═══ Entries shown

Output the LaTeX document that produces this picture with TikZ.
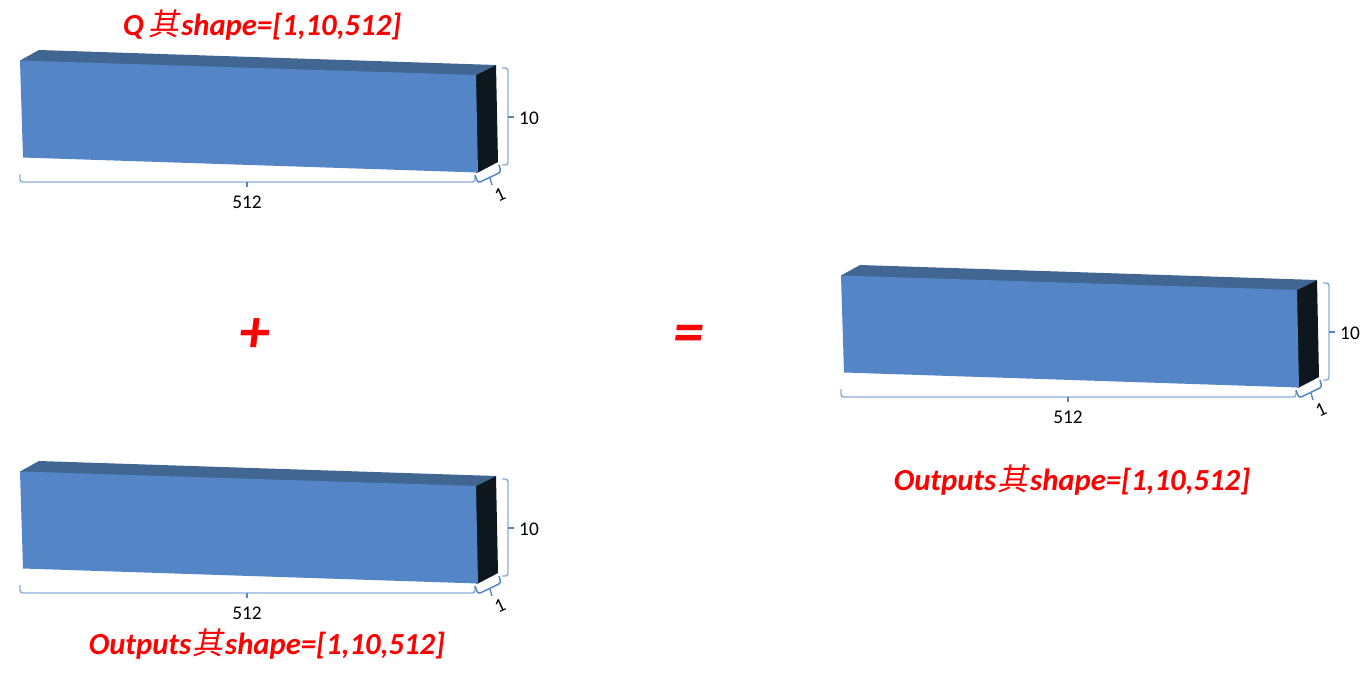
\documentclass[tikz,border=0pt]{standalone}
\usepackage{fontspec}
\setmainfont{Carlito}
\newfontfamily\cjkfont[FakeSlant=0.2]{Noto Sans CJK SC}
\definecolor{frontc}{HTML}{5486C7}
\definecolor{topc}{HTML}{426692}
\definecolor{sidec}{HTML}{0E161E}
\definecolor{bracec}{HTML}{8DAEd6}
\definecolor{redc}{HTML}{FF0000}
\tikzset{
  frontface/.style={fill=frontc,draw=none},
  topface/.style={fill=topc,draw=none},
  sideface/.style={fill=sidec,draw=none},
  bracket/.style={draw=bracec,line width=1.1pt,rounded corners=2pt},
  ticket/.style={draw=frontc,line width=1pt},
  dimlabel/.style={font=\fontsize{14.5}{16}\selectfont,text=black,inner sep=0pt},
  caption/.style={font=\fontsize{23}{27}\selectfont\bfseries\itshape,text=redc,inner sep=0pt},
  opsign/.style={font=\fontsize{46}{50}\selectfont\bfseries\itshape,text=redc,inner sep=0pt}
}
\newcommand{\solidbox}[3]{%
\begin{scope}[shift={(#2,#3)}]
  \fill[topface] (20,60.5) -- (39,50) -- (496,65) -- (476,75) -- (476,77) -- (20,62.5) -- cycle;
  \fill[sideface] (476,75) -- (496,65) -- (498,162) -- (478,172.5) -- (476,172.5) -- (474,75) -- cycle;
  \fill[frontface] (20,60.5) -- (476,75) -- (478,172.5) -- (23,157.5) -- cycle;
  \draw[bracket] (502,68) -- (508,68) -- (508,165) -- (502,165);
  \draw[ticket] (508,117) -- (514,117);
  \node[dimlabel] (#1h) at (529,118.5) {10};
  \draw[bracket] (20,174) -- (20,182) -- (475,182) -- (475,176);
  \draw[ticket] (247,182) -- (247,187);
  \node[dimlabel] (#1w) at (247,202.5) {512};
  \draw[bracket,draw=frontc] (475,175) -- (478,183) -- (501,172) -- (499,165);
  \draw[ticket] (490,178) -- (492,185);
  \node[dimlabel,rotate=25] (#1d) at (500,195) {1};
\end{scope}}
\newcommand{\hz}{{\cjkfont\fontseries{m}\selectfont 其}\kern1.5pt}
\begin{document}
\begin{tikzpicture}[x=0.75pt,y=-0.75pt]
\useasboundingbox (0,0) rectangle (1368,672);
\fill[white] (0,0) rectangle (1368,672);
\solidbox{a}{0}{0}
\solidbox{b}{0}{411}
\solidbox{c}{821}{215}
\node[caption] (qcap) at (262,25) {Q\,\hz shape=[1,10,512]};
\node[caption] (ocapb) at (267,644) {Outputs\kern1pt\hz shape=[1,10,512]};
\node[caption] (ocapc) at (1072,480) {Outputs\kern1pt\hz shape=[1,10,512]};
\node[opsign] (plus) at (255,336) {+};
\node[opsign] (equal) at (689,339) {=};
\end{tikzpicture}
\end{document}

══════
═══ Entries shown

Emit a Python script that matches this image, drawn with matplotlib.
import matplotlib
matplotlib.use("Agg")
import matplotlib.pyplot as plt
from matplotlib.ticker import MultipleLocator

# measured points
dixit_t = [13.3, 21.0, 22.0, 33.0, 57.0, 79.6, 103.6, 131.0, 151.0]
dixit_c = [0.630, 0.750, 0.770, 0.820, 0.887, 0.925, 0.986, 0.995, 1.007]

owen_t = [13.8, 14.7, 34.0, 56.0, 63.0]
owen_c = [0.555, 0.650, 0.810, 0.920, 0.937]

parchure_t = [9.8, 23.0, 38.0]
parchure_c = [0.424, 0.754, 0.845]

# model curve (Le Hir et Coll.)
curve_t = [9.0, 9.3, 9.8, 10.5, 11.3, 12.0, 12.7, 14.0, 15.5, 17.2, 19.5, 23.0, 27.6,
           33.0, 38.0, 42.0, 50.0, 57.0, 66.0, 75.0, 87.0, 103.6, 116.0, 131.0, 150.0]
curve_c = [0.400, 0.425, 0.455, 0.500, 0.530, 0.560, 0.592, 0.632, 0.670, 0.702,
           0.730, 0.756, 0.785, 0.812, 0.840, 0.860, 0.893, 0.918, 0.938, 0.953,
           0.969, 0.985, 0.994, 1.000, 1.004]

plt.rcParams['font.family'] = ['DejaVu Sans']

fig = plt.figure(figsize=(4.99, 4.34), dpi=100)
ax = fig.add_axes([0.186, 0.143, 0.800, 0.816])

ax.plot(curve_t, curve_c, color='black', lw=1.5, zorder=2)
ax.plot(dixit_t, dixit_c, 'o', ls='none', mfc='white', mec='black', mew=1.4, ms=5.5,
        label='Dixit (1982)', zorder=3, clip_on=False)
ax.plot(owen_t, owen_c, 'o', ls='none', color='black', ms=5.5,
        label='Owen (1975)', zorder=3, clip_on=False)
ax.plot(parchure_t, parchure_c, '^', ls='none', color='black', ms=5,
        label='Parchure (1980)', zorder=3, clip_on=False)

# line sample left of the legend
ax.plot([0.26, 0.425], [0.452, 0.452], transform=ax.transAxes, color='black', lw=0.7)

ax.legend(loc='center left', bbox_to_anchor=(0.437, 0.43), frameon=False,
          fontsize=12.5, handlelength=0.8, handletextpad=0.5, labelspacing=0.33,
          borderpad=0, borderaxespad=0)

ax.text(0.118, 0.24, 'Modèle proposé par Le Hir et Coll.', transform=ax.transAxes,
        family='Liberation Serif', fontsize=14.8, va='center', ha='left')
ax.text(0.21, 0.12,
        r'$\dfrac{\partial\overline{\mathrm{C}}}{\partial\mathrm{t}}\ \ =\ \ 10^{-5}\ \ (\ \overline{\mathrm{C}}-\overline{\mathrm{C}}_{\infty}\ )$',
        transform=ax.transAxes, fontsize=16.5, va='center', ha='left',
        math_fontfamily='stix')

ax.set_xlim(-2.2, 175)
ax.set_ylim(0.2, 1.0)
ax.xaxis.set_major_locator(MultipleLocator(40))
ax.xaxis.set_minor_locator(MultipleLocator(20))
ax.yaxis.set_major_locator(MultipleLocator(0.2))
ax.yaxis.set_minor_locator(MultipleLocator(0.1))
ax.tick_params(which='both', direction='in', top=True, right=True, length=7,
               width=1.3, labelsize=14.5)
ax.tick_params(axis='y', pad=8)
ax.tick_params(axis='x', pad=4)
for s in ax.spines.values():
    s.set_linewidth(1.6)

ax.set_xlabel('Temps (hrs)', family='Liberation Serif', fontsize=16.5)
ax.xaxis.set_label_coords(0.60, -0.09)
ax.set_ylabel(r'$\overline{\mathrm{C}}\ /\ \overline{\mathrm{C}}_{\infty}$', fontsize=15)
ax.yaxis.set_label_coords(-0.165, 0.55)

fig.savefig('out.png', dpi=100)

══════

Set task:
This exercise asks for the lines from the line with "Emit a Python" to the line with "ax = fig.add_axes([0.186, 0.143, 0.800, 0.816])", both lines included, set down exactly and with nothing else.

Full answer:
Emit a Python script that matches this image, drawn with matplotlib.
import matplotlib
matplotlib.use("Agg")
import matplotlib.pyplot as plt
from matplotlib.ticker import MultipleLocator

# measured points
dixit_t = [13.3, 21.0, 22.0, 33.0, 57.0, 79.6, 103.6, 131.0, 151.0]
dixit_c = [0.630, 0.750, 0.770, 0.820, 0.887, 0.925, 0.986, 0.995, 1.007]

owen_t = [13.8, 14.7, 34.0, 56.0, 63.0]
owen_c = [0.555, 0.650, 0.810, 0.920, 0.937]

parchure_t = [9.8, 23.0, 38.0]
parchure_c = [0.424, 0.754, 0.845]

# model curve (Le Hir et Coll.)
curve_t = [9.0, 9.3, 9.8, 10.5, 11.3, 12.0, 12.7, 14.0, 15.5, 17.2, 19.5, 23.0, 27.6,
           33.0, 38.0, 42.0, 50.0, 57.0, 66.0, 75.0, 87.0, 103.6, 116.0, 131.0, 150.0]
curve_c = [0.400, 0.425, 0.455, 0.500, 0.530, 0.560, 0.592, 0.632, 0.670, 0.702,
           0.730, 0.756, 0.785, 0.812, 0.840, 0.860, 0.893, 0.918, 0.938, 0.953,
           0.969, 0.985, 0.994, 1.000, 1.004]

plt.rcParams['font.family'] = ['DejaVu Sans']

fig = plt.figure(figsize=(4.99, 4.34), dpi=100)
ax = fig.add_axes([0.186, 0.143, 0.800, 0.816])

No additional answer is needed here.